More than a third of suspicious Brits have turned detective on their partner to check they haven’t been cheating by checking their mobile and Facebook.
Snooping social media accounts, looking at a partner’s WhatsApp and text messages on their phone or tablet and getting into their emails were the most popular forms of keeping tabs on their partners, new research has revealed.
The tech-savvy younger generation are much more likely to snoop, with 56 per cent of 16-24-year-olds and 58 per cent of 25-34-year-olds admitting they had looked at their partner’s devices.
Four in 10 of those who spied on their partner said they would check their phone at least once a week. Shockingly, one in five men who checked their partner’s mobile even admitted to waiting until their partner was asleep to use their finger print to get into their mobile. Two per cent went to the extreme level of hiring a private detective to catch their partner out.
Over half (51 per cent) discovered something that made them think that their partner was cheating, with 45 per cent of those finishing with them as a result of what they found.

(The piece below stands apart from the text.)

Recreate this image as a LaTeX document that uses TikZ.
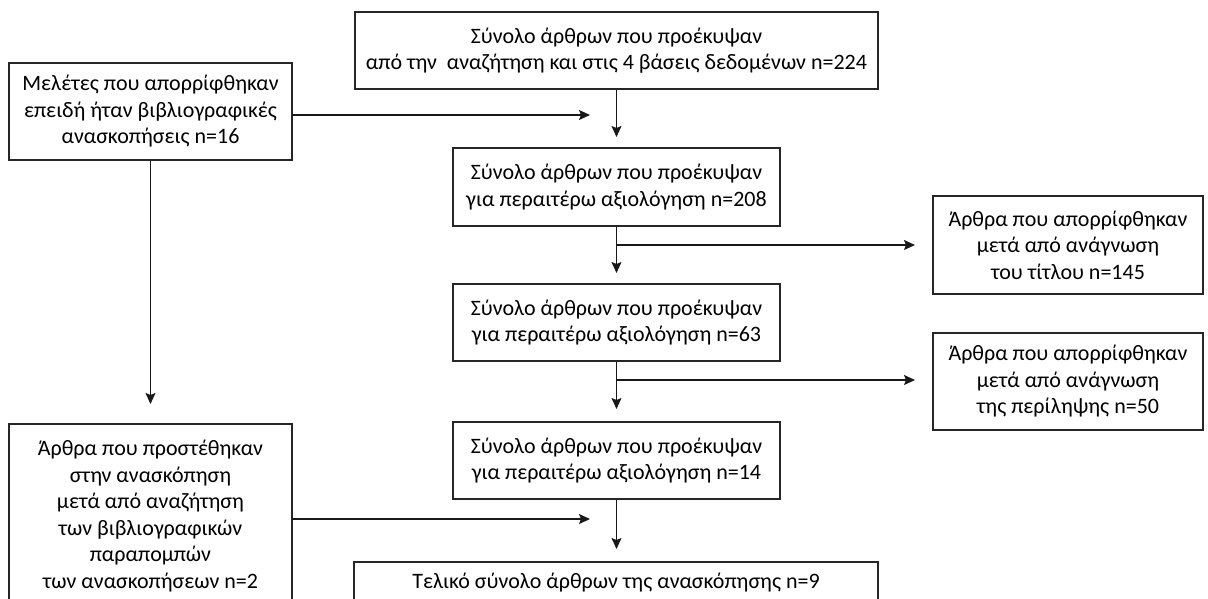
\documentclass[tikz,border=0pt]{standalone}
\usepackage{fontspec}
\setmainfont{Carlito}
\usetikzlibrary{arrows.meta}
\begin{document}
\begin{tikzpicture}[x=1pt,y=-1pt,
  box/.style={draw=black!85,line width=1.2pt,inner sep=0pt,align=center,
    font=\fontsize{22}{26.5}\selectfont,text=black},
  arr/.style={draw=black!90,line width=1.3pt,-{Stealth[length=11pt,width=10pt,inset=2pt]}}]
\useasboundingbox (0,0) rectangle (1208,598);
\clip (0,0) rectangle (1208,598);
\node[box,minimum width=523pt,minimum height=77pt] (top) at (616.5,50.5)
  {Σύνολο άρθρων που προέκυψαν\\από την~ αναζήτηση και στις 4 βάσεις δεδομένων n=224};
\node[box,minimum width=283pt,minimum height=97pt] (left1) at (150.5,111.5)
  {Μελέτες που απορρίφθηκαν\\επειδή ήταν βιβλιογραφικές\\ανασκοπήσεις n=16};
\node[box,minimum width=327pt,minimum height=78pt] (b2) at (616.5,187)
  {Σύνολο άρθρων που προέκυψαν\\για περαιτέρω αξιολόγηση n=208};
\node[box,minimum width=270pt,minimum height=98pt] (r1) at (1068,245)
  {Άρθρα που απορρίφθηκαν\\μετά από ανάγνωση\\του τίτλου n=145};
\node[box,minimum width=327pt,minimum height=77pt] (b3) at (616.5,322.5)
  {Σύνολο άρθρων που προέκυψαν\\για περαιτέρω αξιολόγηση n=63};
\node[box,minimum width=270pt,minimum height=97pt] (r2) at (1068,381.5)
  {Άρθρα που απορρίφθηκαν\\μετά από ανάγνωση\\της περίληψης n=50};
\node[box,minimum width=327pt,minimum height=77pt] (b4) at (616.5,460.5)
  {Σύνολο άρθρων που προέκυψαν\\για περαιτέρω αξιολόγηση n=14};
\node[box,minimum width=283pt,minimum height=184pt] (left2) at (150.5,516)
  {Άρθρα που προστέθηκαν\\στην ανασκόπηση\\μετά από αναζήτηση\\των βιβλιογραφικών\\παραπομπών\\των ανασκοπήσεων n=2};
\node[box,minimum width=524pt,minimum height=42pt] (fin) at (616,583)
  {Τελικό σύνολο άρθρων της ανασκόπησης n=9};
% free ends
\coordinate (t1) at (616.5,137);
\coordinate (t2) at (616.5,273);
\coordinate (t3) at (616.5,409);
\coordinate (t4) at (616.5,549);
\coordinate (j1) at (616.5,245);
\coordinate (j2) at (616.5,380);
\coordinate (e1) at (915,245);
\coordinate (e2) at (915,380);
\coordinate (s1) at (292,115);
\coordinate (f1) at (590,115);
\coordinate (s2) at (292,519);
\coordinate (f2) at (590,519);
\coordinate (tl) at (150.5,404);
\draw[arr] (top.south) -- (t1);
\draw[arr] (b2.south) -- (t2);
\draw[arr] (b3.south) -- (t3);
\draw[arr] (b4.south) -- (t4);
\draw[arr] (j1) -- (e1);
\draw[arr] (j2) -- (e2);
\draw[arr] (s1) -- (f1);
\draw[arr] (s2) -- (f2);
\draw[arr] (left1.south) -- (tl);
\end{tikzpicture}
\end{document}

But those questioned couldn’t agree on what ‘cheating’ was – with almost six in ten saying sexting was enough, 28 per cent saying flirting, one in seven saying emotionally confiding and one in nine saying kisses on the end of text messages constituted betrayal. Six percent said that liking somebody else’s post on social media showed their partner was being unfaithful.
The survey of 2,000 Brits was carried out by family law specialists Hodge Jones & Allen after solicitors noticed more and more people are citing information found on their partner’s devices as examples of unreasonable behaviour and adultery for divorce.
Jacqueline Major, Head of Family Law at Hodge Jones & Allen, said: “We are seeing more and more people who have turned detective on their partner by looking through their devices and social media. As we live our lives increasingly on mobile devices and social media platforms, they have become a mine of information for suspicious partners.
“But while it may be tempting to have a furtive look, be prepared for the consequences if you dig up nothing and your partner find out you have breached their privacy in this way. If you do find evidence of inappropriate behaviour, this could be used as grounds of unreasonable behaviour in a divorce, but if you do not and your partner found out that you were looking through their phone that could be used against you as unreasonable behaviour, and it proves your trust in your partner has gone.”
Women are most likely to snoop on their partner with 37 per cent admitting to it, while 33 per cent of men said they had checked up on their partner’s messages and social media activity.
More than one in four (26 per cent) of all those questioned admitted that they know the passwords to their partner’s phone while almost one in five (18 per cent) knew their partner’s Facebook login.
Nine in 10 said they thought mobile technology and apps had made cheating easier.
Of those who discovered suspicious entries on their partner’s devices one in five found flirty messages, one in eight found their partner had been sexting pictures, 17 per cent saw their partner was constantly messaging somebody else and one in ten said they had uncovered evidence that their partner was having sex with somebody else. A total of 13 per cent became annoyed at finding kisses on texts.
Women are more likely to say something to their partner with 79 per cent who found something confronting their other half when they found something suspicious, while 73 per cent of men said something.
Ironically, when the tables were turned one in four said they would consider finishing their relationship if they found out that their partner had checked up on them.
Jacqueline Major added: “Be wary before playing with fire – you never know what you may find and something that may actually be innocuous and innocent can be misconstrued. A false accusation could lead to your relationship falling apart.”